A new anomaly detection pipeline for astronomical discovery and recommendation systems

By Patrick Aleo, on behalf of the SNAD team

Location of three ZTF fields analysed in this work with marked anomaly candidates

The SNAD team - an international network formed by researchers from Russia, France and the USA - has developed a pipeline to find rare and exotic objects among the haystacks of data from astronomical surveys.

Given the ever increasing size of astronomical data sets, even if our telescopes do detect unexpected interesting astronomical phenomena, it is very unlikely that we will be able to recognize them in the middle of millions or even billions of observations. The solution is to develop automatic tools specifically designed to recognize unusual behaviors hidden among billions of measurements. Some of these tools already exist and are employed, for example, to identify fraud credit card activities among millions of transactions every day. However, their adaptation to scientific astronomical data is not straightforward due to complications risen from the nature of observations in astronomy. The SNAD team has been working for 3 years in the development and adaptations of such solutions to the context of astronomy.

During their last annual meeting, the group focused their efforts on objects whose brightness varies with time. The pipeline combines the strengths of machine learning algorithms and the irreplaceable knowledge from human experts to build a robust anomaly detection tool. The article describes results from applying this framework to the third data release of the Zwicky Transient Facility. Its three stage process involved feature extraction on light curves (which tracks the brightness of objects over time), search for anomaly candidates using several machine learning algorithms and manually filtering of candidates by a human expert. This last stage also included performing observations with other telescopes whenever possible. In this study, 4 automatic learning algorithms were used to flag 277 anomaly candidates for human investigation - out of an initial data set of 2.25 million objects.

The group also developed a specially designed web interface which allowed immediate visualization and cross-match of each candidate with existing astronomical catalogs. This was constructed in order to facilitate the work of the experts who need to correlate the anomaly candidates with any other publicly available information about the sky coordinates under investigation.
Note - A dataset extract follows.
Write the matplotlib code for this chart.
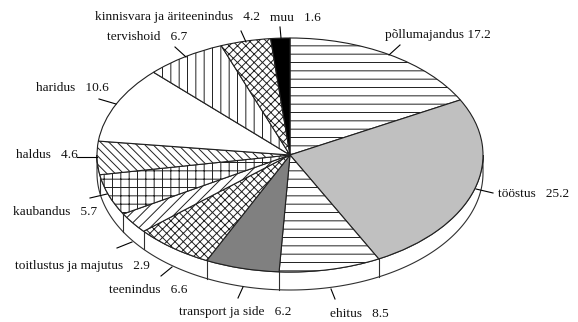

From the 277 objects considered as anomalous by the machine, 188 (68%) were found to display unusual features due to non-astrophysical effects (including defects due to ZTF's image subtraction pipeline), 66 (24%) were objects already cataloged before and 23 (8%) were previously unknown objects. The first category includes some amusing curiosities and the two latter cases of scientific interest. For example, one object flagged as anomaly by the machine was actually the occultation of a background star by the Barcelona asteroid, which from the point of view of an observer from Earth was detected as a variable point source when in reality neither the star nor the asteroid actually changed brightness. The authors also characterised reoccurring and exotic image subtraction artefacts which interfere with light curve analysis and can trick an anomaly detection pipeline into thinking it is a real, anomalous object. In order to help quickly sort the first class from the remaining candidates, they were able to identify a simple bi-dimensional relation which can be used to aid filtering potentially bogus light curves in future studies.

Among the second and third categories, the authors found 4 supernovae candidates, 6 previously unclassified eclipsing binaries, 4 pre-main-sequence candidates, 1 possible red dwarf flare, and spectroscopically confirmed a RS Canum Venaticorum star, among other anomaly candidates.

Quickly and effortlessly separating artefacts from interesting anomaly candidates are crucial for current and soon-approaching next generation observatories, such as the Vera Rubin Observatory Legacy Survey of Space and Time (LSST). LSST will generate roughly 10 million alerts per night, and sophisticated and robust algorithms will be needed to sift through all that data so important and interesting objects are not missed, and scientists can better understand these space oddities.

Lead author Konstantin Malanchev, researcher at the University of Illinois at Urbana-Champaign (USA) and Sternberg astronomical instute of the Lomonosov Moscow State University (Russia), emphasizes that “designing specifically dedicated tools to search for astrophysically interesting anomalies is our only option to ensure the full exploitation of data sets we fought so hard to acquire. The SNAD team is fully committed to help the astronomical community in exploring the full potential of future data sets.”

The article has been accepted for publication in Monthly Notices of the Royal Astronomical Society and is also publicly available as a pre-print. The source code and results, including a complete list of objects with potential scientific application, as well as the pipeline techniques, are open to the public for the benefit of and verification by the astronomical community.